Aller au-delà des préjugés
Il n’y a pas de récit ou d’expérience sans importance. Chaque personne porte en elle un savoir-faire et des connaissances hérités des générations qui l’ont précédée. Que ce soit un métier, divers rites, une coutume; c’est en transmettant ces savoirs qu’ils seront perpétués et demeureront, au même titre qu’un objet, des richesses patrimoniales bien vivantes. Notre culture est constituée autant du patrimoine matériel que du patrimoine immatériel. Il est impératif de savoir reconnaître l’immatériel là où il se trouve. Beaucoup de témoins nous sont présentés par des membres de leur famille, des amis ou des voisins. Déjà ils ont transmis leurs connaissances à ces gens qui les dirigent heureusement vers un lieu, tel le Musée de la mémoire vivante, où leur patrimoine immatériel sera non seulement préservé, mais aussi partagé.
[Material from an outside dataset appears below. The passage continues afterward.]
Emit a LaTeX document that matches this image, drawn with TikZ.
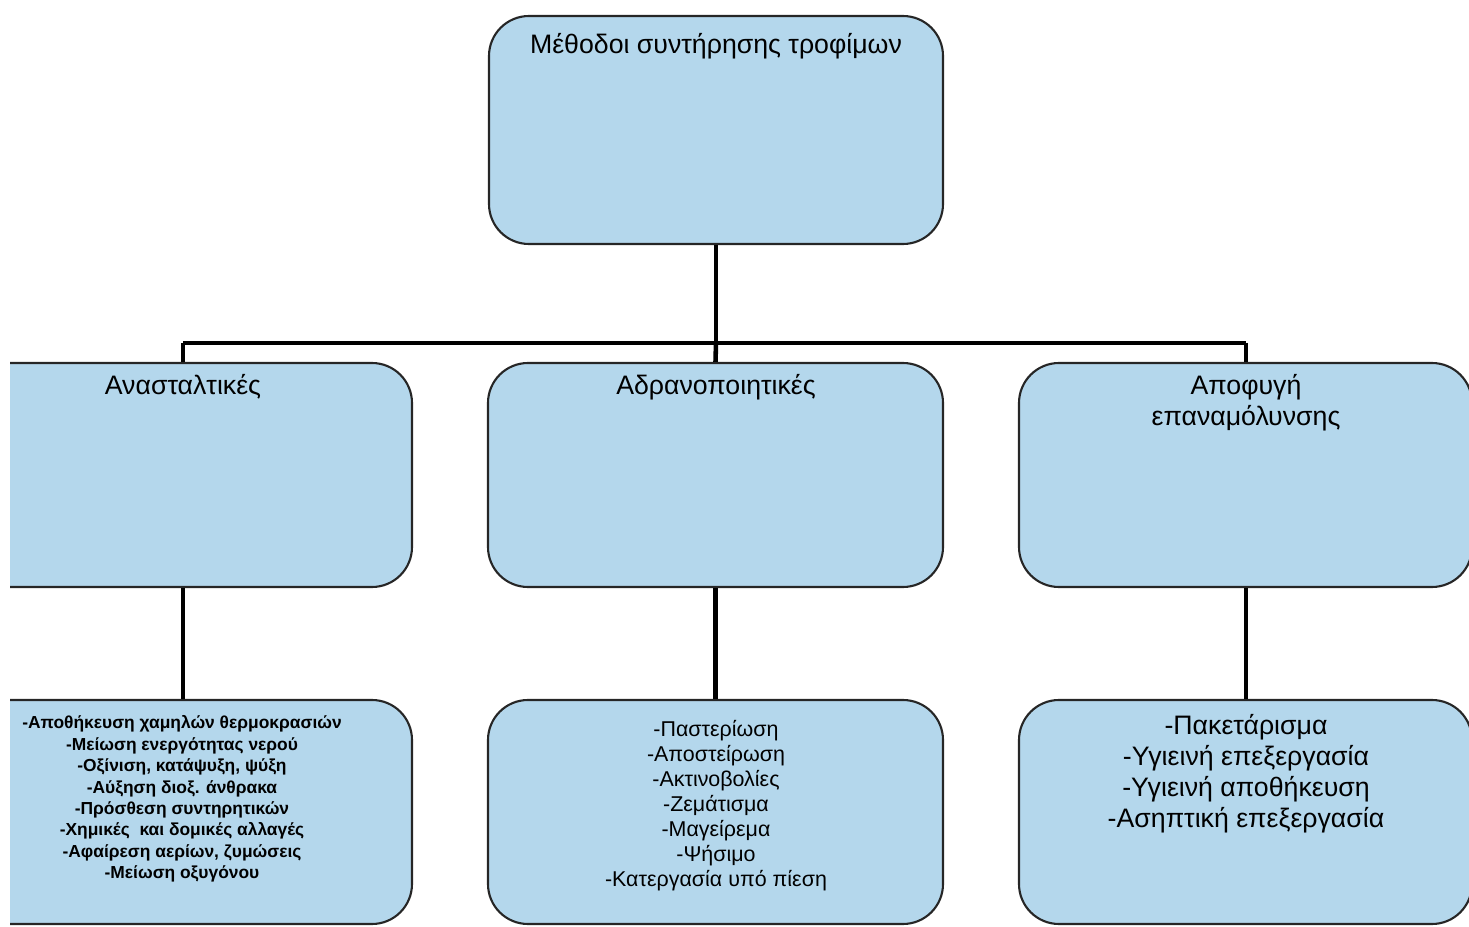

Lors des premiers contacts avec des témoins aînés pour qu’ils livrent leur récit ou leurs expériences de vie, ces derniers disent souvent que les jeunes ne seront pas intéressés à ce qu’ils ont à raconter. Au contraire, après trois ans auprès des deux groupes d’âge, je puis dire que l’intérêt des jeunes envers les récits de vie des plus âgés est grandissant. Les personnes d’un certain âge sont de plus en plus considérées par leurs cadets comme des agents de transmission du passé, un passé pour lequel l’intérêt croît.
À la portée de tous
L’alimentation est un des thèmes choisis par le Musée de la mémoire vivante pour stimuler les souvenirs. Le sujet est vaste et les découvertes en sont d’autant plus nombreuses. Dans le cadre du projet Musée de la mémoire vivante à l’école, des jeunes de 11 et 12 ans sont devenus enquêteurs auprès de leurs grands-parents. Des liens intergénérationnels se sont tissés entre les intervenants de tous âges au-delà de nos attentes et la génération des parents s’est spontanément jointe à celles que nous avions ciblées. Un partage des connaissances s’est opéré et les enfants ont fait des observations tant géographiques, économiques, que sociales, dont « Nos grands-parents et nos parents étaient chanceux, ils ne mangeaient pas seuls à la maison », « Grand-maman a donné ses recettes à maman pour que nous puissions continuer de les faire. Plus tard, ce sera moi qui aurai son livre écrit à la main. »
Legs de l’histoire
Peut-on laisser à nos successeurs plus bel héritage que celui qui permet de s’identifier, un héritage qui peut même être à la base d’initiatives à valeur économique? En effet, l’artisan qui transmet son savoir-faire à l’apprenti fait de ce dernier un porteur des traditions. Il sème sur son territoire, dans un terreau riche de sa propre histoire les racines de la continuité. D’ailleurs, chaque région géographique possède un patrimoine immatériel qui lui est propre; croyances, danses, légendes, métiers, etc. Le passage ou la transmission des savoirs et savoir-faire peut et doit se faire dans tous les domaines, tant culturels, scientifiques, sociaux, qu’économiques.
Il faut garder à l’esprit que malgré la présence des détenteurs de savoir, la transmission ne va pas nécessairement de soi et que le patrimoine immatériel a tendance à s’estomper sous le voile de l’oubli. Chacun a des rapports différents avec son passé, mais chacun doit aller y puiser le bagage qu’il est impératif de laisser aux autres afin qu’ils se dotent d’une identité et s’approprient une histoire, un territoire, que ce soit pour refaire les gestes constructifs ou ne pas refaire certains gestes destructifs du passé. Il y a urgence pour recueillir le patrimoine immatériel dont disposent nos aînés.